Tales of Mother F. Goose ONE SHOT / $6.99 / 48 pages / Color / On Sale 12.08.21
Writer: Frank Tieri
Artist: Joe Eisma
Colorist: Matt Herms
Letterer: Carlos M. Mangual
Cover: Joe Eisma w/ Mike Herms
Incentive Cover: Amanda Conner w/ Paul Mounts
PRESTIGE FORMAT ONE-SHOT
The Three Little Pigs are gluttonous casino owners. Little Miss Muffet is a hard-nosed cop with arachnophobia. The Three Blind Mice are ocularly impaired assassins. Puss in Boots is a feline-faced scumbag.
Welcome to MOTHER F. GOOSE, where your favorite fairy tales are turned into twisted characters right out of a Tarantino movie. Picking up from “LITTLE RED HOOD” (SHOCK) and “ALONG CAME A SPIDER” (AFTERDARK), we will make you a promise: this is the book that will ruin your childhood. Sorry, kids!
FRANK TIERI ON WHAT THE BOOK’S ABOUT — AND THE PRELUDE IN AFTERDARK THAT TIES INTO IT — AND WHY HE IS EXCITED FOR THEM TO COME OUT:
“Basically both these projects expand on the world we set up in LITTLE RED HOOD — and they do it through the mob boss who is essentially the glue that holds all this shit together, Don Francesco Orca, our Mother F. Goose. (Orca means Goose in Italian. And yeah, his name is Francesco. What did ya think the F stood for? ;))

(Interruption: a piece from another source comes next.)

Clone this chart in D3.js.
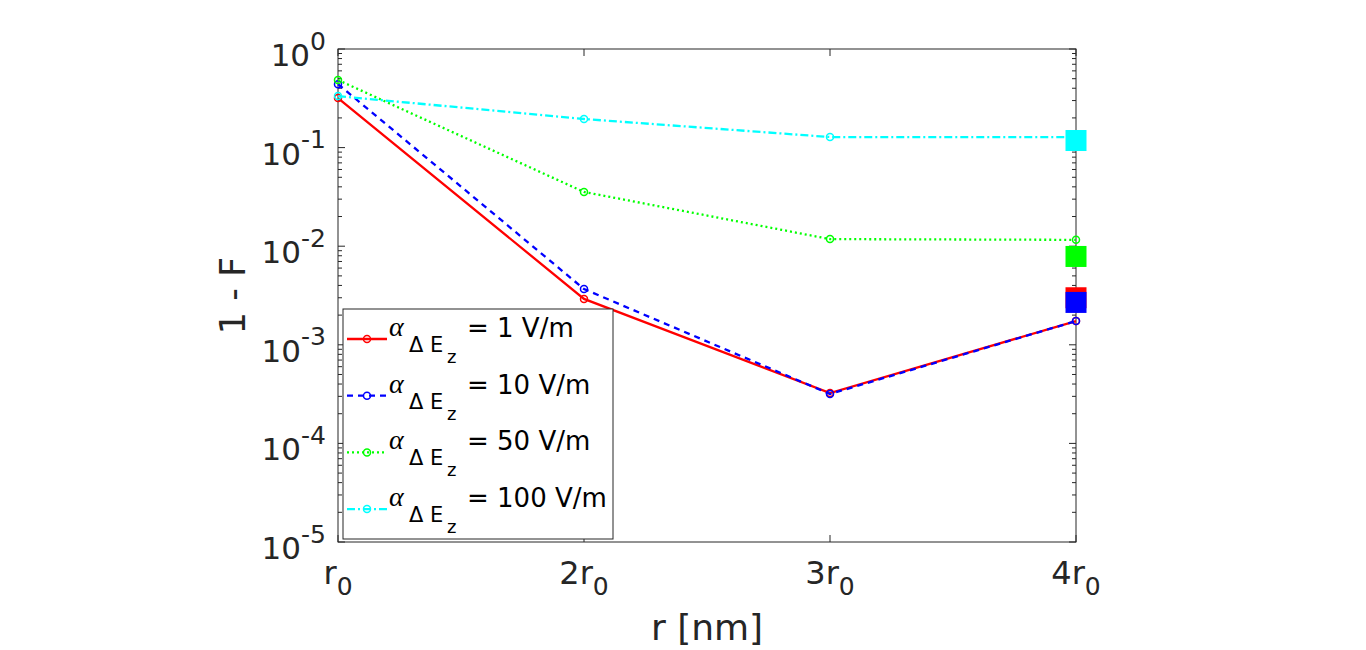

Orca was introduced in LITTLE RED HOOD where we saw he was the major player in this world and has his fingers in everything. This plays into TALES OF MOTHER F. GOOSE where there’s a murder– local pimp Georgie Porgie– who was apparently going to drop a dime on Orca. Detective Jack Horner and his partner, a certain Miss Muffet, have nabbed a number of suspects and through their interrogation we get our MFG versions of the tales of Puss-in-Boots, The Three Little Pigs, and Three Blind Mice. It’s actually a bit of a murder mystery as we find all these suspects have ties to Orca and it’s a question of who actually has the deepest ties of all and did the deed.
The ALONG CAME A SPIDER story in AFTERDARK, which hits stands in October, will act as a quasi-prelude to TALES OF MOTHER F. GOOSE. Here we find the aforementioned Muffet as she tracks down a serial killer known as the Spider. This is essentially Muffet’s origin story and we’ll see how and why she gets the tattoo she’s later sporting in MFG. It’s also a horror story and a rather disturbing one, especially if you’re a bit skeeved by spiders (and who isn’t?).”
FRANK TIERI ON SOME OF HIS (TV/FILM) INSPIRATIONS BEHIND CREATING THE BOOK:
“Here’s the thing– we didn’t set out to do any of this. Believe me, it’s not like I woke up one day and said I’m going to do fucked up versions of children’s fairy tales and ruin some childhoods, ya know? LOL
So, this all actually started when I was asked to do a short story for AfterShock’s SHOCK anthology. I decided to do a take on Little Red Riding Hood called LITTLE RED HOOD, sort of treating it like it was as if a guy like Quentin Tarantino or a Martin Scorsese or a Brian De Palma was telling the story. So with that in mind, in that version Red is a drug courier, Granny is a drug dealer and the Wolf was a rival drug dealer. Of note you’ll notice Wolf is not an actual wolf. That’s one of the main rules I set in with these stories– everything is street level. There’s no magic, nothing supernatural… and yeah, especially no talking animals. Characters may bear characteristics of said animal but every character in these stories are human. Human scumbags in many cases, but human nonetheless.
Anyway, our story of human scumbags proved to be one of the more popular ones in the anthology and Aftershock came to me and said, hey why not do more? Why not do other stories based in this universe we’ve created here? And thus… TALES OF MOTHER F. GOOSE was born.”
FRANK TIERI ON HIS FAVORITE FAIRY TALE OF ALL TIME:
“I won my school’s story telling contest in the third grade with Puss-in-Boots so I guess I’ve always had a fondness for that story because of it. In fact, it might have something to do with why I’ve included it, though our version– like all our retellings– is much more fucked up than the original.”